TASK MATERIAL:

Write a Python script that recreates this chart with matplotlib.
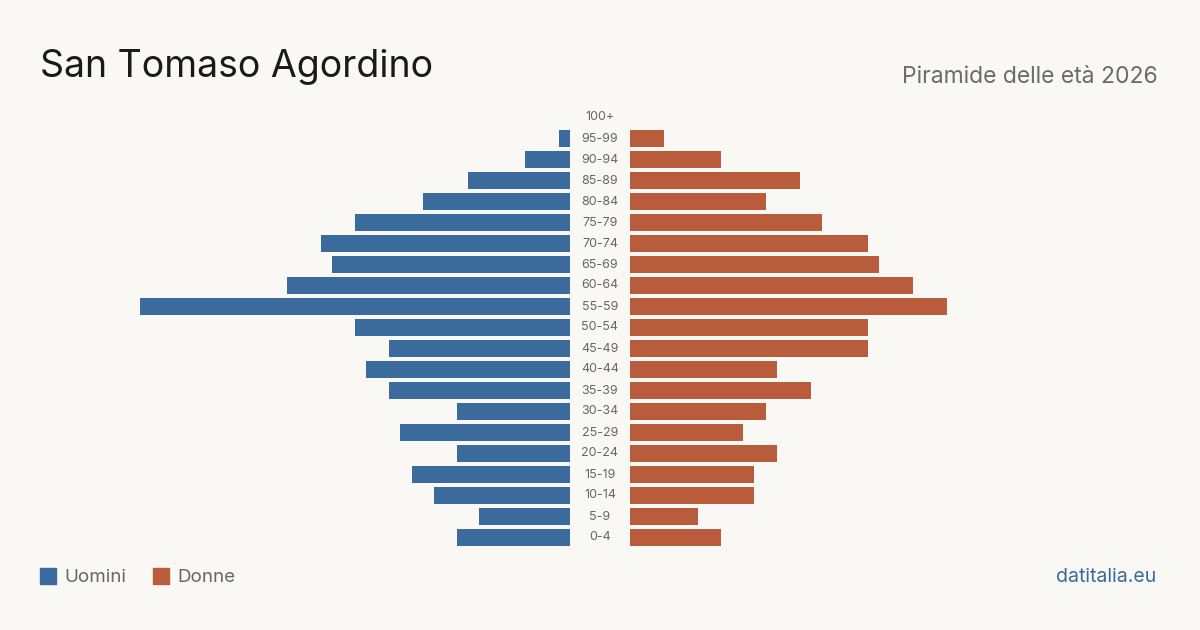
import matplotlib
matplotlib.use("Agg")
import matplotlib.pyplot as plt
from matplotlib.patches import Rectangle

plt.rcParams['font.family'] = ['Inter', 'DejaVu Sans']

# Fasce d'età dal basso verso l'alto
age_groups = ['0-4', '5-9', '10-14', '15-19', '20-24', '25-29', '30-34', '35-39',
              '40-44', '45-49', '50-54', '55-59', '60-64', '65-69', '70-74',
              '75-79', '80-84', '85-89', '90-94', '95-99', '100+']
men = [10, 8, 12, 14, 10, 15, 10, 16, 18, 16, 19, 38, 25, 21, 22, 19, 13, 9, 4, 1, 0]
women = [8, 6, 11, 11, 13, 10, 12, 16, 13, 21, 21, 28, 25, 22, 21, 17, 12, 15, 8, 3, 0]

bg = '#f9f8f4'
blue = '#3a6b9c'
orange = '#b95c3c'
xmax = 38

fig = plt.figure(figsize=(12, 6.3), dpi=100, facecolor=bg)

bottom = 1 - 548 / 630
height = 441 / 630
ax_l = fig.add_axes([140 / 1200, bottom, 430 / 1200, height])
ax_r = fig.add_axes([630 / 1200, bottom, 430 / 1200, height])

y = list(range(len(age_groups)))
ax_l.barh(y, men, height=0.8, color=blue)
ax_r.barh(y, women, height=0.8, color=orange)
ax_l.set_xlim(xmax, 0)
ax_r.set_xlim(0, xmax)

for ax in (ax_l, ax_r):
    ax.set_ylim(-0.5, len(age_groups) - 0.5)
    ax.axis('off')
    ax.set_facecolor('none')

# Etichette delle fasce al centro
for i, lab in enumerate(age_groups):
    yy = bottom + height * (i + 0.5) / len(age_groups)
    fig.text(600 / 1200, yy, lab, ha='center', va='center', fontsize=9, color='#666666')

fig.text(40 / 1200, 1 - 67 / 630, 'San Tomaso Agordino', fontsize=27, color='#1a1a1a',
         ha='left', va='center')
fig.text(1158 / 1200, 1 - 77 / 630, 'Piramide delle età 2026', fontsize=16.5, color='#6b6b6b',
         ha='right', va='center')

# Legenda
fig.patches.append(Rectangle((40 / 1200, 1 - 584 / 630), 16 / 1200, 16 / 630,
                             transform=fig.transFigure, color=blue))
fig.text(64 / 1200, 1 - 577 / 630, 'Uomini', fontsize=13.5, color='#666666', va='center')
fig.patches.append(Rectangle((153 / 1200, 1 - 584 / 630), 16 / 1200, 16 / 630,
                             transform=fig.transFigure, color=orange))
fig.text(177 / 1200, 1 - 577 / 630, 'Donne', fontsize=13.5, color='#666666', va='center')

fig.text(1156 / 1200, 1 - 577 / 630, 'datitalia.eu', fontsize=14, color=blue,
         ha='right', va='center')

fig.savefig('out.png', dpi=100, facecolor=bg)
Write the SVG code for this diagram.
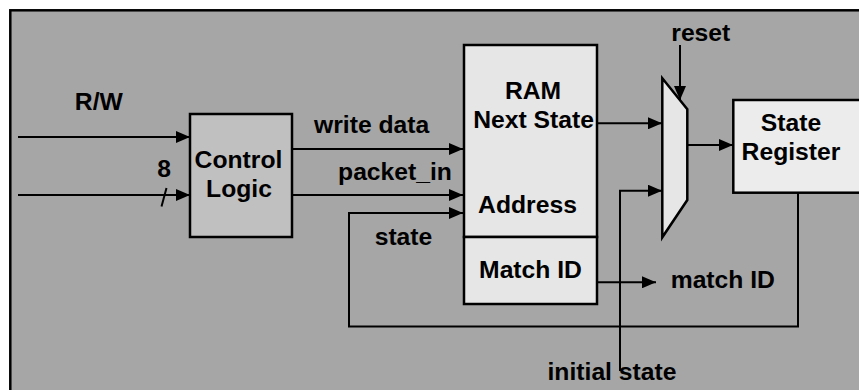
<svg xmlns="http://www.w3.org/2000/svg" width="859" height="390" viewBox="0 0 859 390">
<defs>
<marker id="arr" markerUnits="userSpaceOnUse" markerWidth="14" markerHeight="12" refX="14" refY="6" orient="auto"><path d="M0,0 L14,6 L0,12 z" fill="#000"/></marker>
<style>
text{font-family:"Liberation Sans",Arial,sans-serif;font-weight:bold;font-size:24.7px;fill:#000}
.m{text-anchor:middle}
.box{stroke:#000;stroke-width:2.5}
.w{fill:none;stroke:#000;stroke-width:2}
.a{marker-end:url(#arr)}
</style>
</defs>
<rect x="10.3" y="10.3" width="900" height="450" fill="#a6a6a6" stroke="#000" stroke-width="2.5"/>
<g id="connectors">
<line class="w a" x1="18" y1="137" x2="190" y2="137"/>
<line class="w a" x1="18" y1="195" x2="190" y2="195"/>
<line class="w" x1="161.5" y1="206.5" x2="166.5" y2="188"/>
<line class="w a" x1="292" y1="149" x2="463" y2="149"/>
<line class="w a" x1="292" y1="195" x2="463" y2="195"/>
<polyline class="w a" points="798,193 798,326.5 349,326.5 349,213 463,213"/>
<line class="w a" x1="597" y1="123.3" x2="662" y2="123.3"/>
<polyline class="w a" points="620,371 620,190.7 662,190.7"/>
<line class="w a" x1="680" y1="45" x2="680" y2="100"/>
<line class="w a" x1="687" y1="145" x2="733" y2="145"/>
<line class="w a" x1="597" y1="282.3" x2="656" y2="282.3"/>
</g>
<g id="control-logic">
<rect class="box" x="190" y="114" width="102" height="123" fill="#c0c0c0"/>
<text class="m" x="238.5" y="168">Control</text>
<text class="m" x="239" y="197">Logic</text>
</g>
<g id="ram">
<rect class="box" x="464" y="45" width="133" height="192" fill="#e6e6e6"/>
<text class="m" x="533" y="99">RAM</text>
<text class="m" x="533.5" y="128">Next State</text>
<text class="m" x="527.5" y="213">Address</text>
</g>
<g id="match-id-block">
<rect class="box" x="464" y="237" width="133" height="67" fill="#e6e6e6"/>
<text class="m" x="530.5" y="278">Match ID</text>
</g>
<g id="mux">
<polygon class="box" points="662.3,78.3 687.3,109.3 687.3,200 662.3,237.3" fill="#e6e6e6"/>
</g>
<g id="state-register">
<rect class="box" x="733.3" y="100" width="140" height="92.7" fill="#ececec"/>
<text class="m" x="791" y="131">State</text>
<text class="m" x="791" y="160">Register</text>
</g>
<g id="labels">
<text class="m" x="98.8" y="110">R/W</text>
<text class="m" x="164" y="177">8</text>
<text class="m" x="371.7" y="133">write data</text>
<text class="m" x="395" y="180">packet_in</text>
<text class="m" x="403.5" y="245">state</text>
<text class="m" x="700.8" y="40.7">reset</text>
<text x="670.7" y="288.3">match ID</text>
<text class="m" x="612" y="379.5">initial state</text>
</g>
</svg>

---

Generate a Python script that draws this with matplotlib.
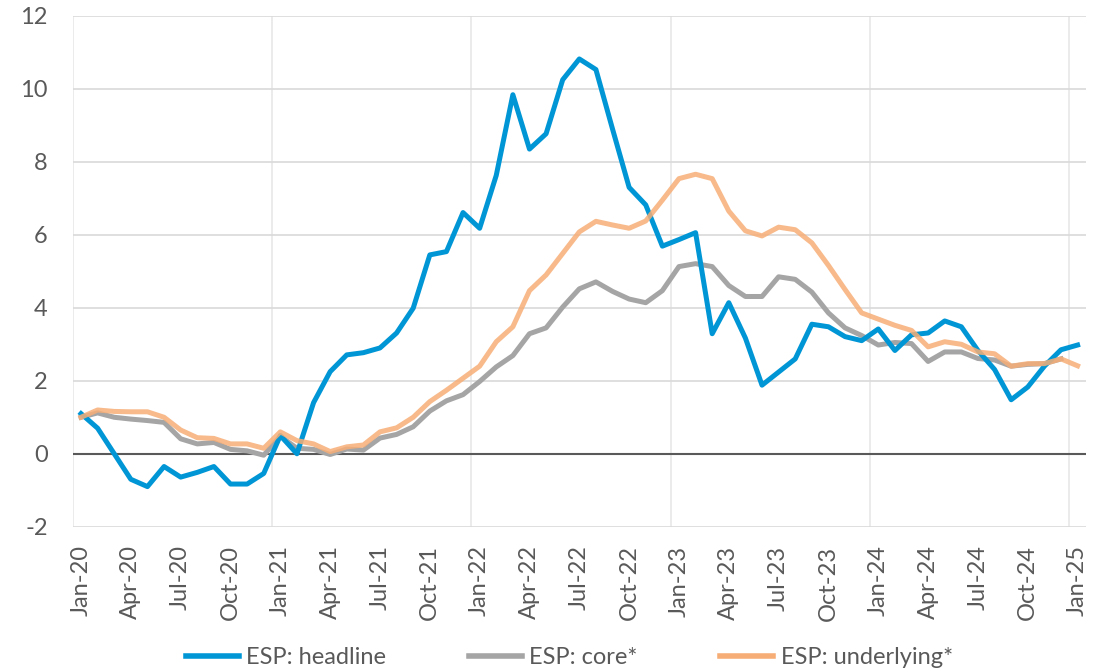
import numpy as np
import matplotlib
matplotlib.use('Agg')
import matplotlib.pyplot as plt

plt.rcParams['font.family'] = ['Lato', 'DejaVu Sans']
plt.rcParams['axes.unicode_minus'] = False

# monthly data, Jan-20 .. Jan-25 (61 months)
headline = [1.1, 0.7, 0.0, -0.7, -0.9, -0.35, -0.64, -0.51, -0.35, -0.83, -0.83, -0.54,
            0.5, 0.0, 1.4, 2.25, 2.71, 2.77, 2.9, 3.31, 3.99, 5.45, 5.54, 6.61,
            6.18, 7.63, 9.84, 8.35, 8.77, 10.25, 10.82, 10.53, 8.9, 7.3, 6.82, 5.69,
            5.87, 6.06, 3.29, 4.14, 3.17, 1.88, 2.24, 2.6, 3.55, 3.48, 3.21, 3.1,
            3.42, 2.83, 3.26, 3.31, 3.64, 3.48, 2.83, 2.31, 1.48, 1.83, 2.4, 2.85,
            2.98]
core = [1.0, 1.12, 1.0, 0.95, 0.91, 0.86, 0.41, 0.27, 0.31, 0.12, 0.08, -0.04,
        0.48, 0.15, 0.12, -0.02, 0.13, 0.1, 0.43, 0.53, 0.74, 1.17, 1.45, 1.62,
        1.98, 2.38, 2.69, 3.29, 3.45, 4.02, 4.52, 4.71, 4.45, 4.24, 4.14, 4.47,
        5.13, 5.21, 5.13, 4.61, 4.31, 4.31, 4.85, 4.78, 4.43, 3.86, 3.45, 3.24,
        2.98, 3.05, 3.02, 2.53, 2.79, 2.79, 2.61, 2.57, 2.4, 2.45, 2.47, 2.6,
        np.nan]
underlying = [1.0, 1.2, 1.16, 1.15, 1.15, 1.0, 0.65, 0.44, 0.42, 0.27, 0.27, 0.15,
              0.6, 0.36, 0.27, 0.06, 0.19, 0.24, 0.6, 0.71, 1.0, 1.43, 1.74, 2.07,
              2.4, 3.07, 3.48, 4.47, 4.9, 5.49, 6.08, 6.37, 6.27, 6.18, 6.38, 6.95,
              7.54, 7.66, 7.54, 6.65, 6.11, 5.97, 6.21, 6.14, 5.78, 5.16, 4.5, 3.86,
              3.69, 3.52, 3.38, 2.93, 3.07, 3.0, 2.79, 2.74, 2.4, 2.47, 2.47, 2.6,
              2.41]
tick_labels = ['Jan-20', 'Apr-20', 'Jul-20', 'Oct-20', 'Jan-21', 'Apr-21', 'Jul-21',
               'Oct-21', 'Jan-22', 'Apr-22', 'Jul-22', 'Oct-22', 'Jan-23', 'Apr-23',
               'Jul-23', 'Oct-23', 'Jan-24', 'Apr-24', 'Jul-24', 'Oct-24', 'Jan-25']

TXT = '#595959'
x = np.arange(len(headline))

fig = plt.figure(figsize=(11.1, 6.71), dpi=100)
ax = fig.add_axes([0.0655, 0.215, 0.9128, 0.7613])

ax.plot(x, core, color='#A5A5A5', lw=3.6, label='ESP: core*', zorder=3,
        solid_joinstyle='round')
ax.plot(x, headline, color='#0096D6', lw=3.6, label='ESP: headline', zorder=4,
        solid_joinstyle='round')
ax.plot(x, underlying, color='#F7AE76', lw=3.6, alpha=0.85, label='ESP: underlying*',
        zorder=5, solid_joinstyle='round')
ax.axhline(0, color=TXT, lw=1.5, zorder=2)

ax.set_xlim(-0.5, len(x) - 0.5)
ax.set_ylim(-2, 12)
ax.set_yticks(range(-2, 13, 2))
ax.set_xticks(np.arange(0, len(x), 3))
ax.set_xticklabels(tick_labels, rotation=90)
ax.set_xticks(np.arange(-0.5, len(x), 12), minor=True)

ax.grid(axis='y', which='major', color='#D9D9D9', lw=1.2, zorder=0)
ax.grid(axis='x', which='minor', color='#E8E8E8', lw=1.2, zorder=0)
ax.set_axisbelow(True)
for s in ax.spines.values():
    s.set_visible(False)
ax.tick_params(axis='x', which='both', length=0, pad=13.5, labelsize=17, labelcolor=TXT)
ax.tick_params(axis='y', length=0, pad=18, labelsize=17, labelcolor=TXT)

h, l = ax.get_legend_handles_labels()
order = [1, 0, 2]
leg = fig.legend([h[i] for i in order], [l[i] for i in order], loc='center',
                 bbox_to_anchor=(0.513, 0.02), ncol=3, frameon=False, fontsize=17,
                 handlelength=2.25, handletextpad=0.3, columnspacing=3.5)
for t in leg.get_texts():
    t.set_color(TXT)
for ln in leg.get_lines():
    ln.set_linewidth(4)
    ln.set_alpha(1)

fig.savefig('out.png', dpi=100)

--

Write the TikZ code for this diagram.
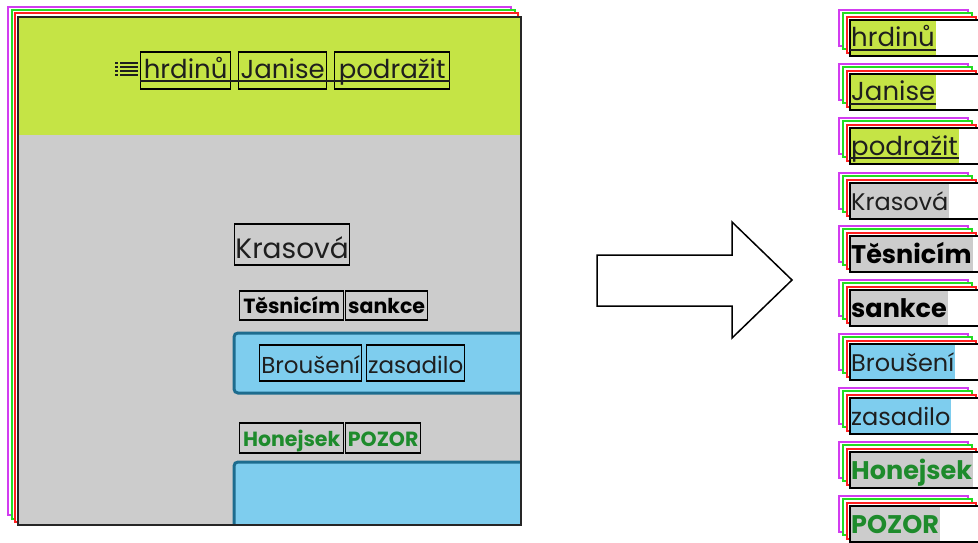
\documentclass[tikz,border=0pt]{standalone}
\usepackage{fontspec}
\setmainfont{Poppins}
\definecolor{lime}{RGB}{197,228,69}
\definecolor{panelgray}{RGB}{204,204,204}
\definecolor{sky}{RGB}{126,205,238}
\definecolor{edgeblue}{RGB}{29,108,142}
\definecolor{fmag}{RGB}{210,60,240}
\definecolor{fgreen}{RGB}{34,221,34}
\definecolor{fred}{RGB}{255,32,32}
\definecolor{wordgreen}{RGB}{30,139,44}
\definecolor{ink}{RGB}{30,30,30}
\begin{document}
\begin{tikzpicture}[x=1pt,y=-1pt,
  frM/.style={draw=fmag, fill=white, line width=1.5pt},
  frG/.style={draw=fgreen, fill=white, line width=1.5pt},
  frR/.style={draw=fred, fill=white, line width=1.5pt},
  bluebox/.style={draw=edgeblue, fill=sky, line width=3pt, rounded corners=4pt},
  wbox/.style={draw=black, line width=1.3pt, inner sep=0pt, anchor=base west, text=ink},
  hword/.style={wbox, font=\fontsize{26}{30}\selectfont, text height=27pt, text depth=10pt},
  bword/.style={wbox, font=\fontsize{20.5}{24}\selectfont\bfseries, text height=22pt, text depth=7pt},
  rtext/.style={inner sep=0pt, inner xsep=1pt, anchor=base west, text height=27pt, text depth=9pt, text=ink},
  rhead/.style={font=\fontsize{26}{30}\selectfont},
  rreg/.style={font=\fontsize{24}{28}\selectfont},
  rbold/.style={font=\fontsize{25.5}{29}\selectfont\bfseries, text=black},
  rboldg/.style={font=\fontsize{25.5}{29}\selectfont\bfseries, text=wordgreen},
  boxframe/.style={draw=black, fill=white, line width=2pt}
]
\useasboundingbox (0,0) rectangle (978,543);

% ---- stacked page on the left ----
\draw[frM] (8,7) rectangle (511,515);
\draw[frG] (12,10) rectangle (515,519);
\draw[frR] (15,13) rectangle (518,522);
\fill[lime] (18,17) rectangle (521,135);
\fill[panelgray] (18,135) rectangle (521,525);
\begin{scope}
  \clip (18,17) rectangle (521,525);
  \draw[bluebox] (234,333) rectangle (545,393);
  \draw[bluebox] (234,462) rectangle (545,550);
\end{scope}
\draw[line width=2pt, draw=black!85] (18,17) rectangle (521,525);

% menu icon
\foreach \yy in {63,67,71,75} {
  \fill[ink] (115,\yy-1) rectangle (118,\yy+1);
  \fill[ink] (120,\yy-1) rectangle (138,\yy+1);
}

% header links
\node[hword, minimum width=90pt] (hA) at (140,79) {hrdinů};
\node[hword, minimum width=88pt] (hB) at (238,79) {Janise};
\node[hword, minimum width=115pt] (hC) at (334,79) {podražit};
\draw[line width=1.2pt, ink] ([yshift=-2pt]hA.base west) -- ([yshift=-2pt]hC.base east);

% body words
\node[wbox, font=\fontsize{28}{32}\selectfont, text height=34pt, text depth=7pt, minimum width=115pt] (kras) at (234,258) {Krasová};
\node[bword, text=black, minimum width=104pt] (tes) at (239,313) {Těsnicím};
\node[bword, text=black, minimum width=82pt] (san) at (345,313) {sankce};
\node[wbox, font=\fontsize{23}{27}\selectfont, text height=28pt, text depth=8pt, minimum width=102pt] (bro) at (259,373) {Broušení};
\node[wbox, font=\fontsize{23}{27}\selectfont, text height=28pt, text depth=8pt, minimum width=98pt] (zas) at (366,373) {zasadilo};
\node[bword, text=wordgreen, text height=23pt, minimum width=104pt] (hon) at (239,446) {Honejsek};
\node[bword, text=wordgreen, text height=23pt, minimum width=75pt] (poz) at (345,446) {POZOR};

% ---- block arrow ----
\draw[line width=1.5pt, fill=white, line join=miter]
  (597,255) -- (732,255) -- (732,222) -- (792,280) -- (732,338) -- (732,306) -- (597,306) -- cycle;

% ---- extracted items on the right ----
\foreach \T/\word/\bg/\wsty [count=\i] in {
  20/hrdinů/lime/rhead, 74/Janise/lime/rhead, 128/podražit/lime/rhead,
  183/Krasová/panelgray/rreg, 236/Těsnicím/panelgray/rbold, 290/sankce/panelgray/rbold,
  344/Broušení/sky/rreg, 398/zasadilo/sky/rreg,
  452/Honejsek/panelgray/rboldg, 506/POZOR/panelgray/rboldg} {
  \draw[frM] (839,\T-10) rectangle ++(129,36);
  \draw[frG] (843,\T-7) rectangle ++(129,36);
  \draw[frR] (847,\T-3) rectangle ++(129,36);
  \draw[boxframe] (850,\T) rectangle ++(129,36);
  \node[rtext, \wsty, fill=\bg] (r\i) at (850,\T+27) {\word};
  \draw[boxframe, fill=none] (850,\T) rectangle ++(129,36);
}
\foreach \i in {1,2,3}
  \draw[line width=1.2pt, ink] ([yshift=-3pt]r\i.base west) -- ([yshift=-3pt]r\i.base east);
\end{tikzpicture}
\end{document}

PROBLEM DESCRIPTION: From the records above, quote word for word only the lines beginning at the line that has "Write a Python" and stopping after the line that has "va='center', fontsize=9, color='#666666')". Omit the pictures.

THE SOLUTION:
Write a Python script that recreates this chart with matplotlib.
import matplotlib
matplotlib.use("Agg")
import matplotlib.pyplot as plt
from matplotlib.patches import Rectangle

plt.rcParams['font.family'] = ['Inter', 'DejaVu Sans']

# Fasce d'età dal basso verso l'alto
age_groups = ['0-4', '5-9', '10-14', '15-19', '20-24', '25-29', '30-34', '35-39',
              '40-44', '45-49', '50-54', '55-59', '60-64', '65-69', '70-74',
              '75-79', '80-84', '85-89', '90-94', '95-99', '100+']
men = [10, 8, 12, 14, 10, 15, 10, 16, 18, 16, 19, 38, 25, 21, 22, 19, 13, 9, 4, 1, 0]
women = [8, 6, 11, 11, 13, 10, 12, 16, 13, 21, 21, 28, 25, 22, 21, 17, 12, 15, 8, 3, 0]

bg = '#f9f8f4'
blue = '#3a6b9c'
orange = '#b95c3c'
xmax = 38

fig = plt.figure(figsize=(12, 6.3), dpi=100, facecolor=bg)

bottom = 1 - 548 / 630
height = 441 / 630
ax_l = fig.add_axes([140 / 1200, bottom, 430 / 1200, height])
ax_r = fig.add_axes([630 / 1200, bottom, 430 / 1200, height])

y = list(range(len(age_groups)))
ax_l.barh(y, men, height=0.8, color=blue)
ax_r.barh(y, women, height=0.8, color=orange)
ax_l.set_xlim(xmax, 0)
ax_r.set_xlim(0, xmax)

for ax in (ax_l, ax_r):
    ax.set_ylim(-0.5, len(age_groups) - 0.5)
    ax.axis('off')
    ax.set_facecolor('none')

# Etichette delle fasce al centro
for i, lab in enumerate(age_groups):
    yy = bottom + height * (i + 0.5) / len(age_groups)
    fig.text(600 / 1200, yy, lab, ha='center', va='center', fontsize=9, color='#666666')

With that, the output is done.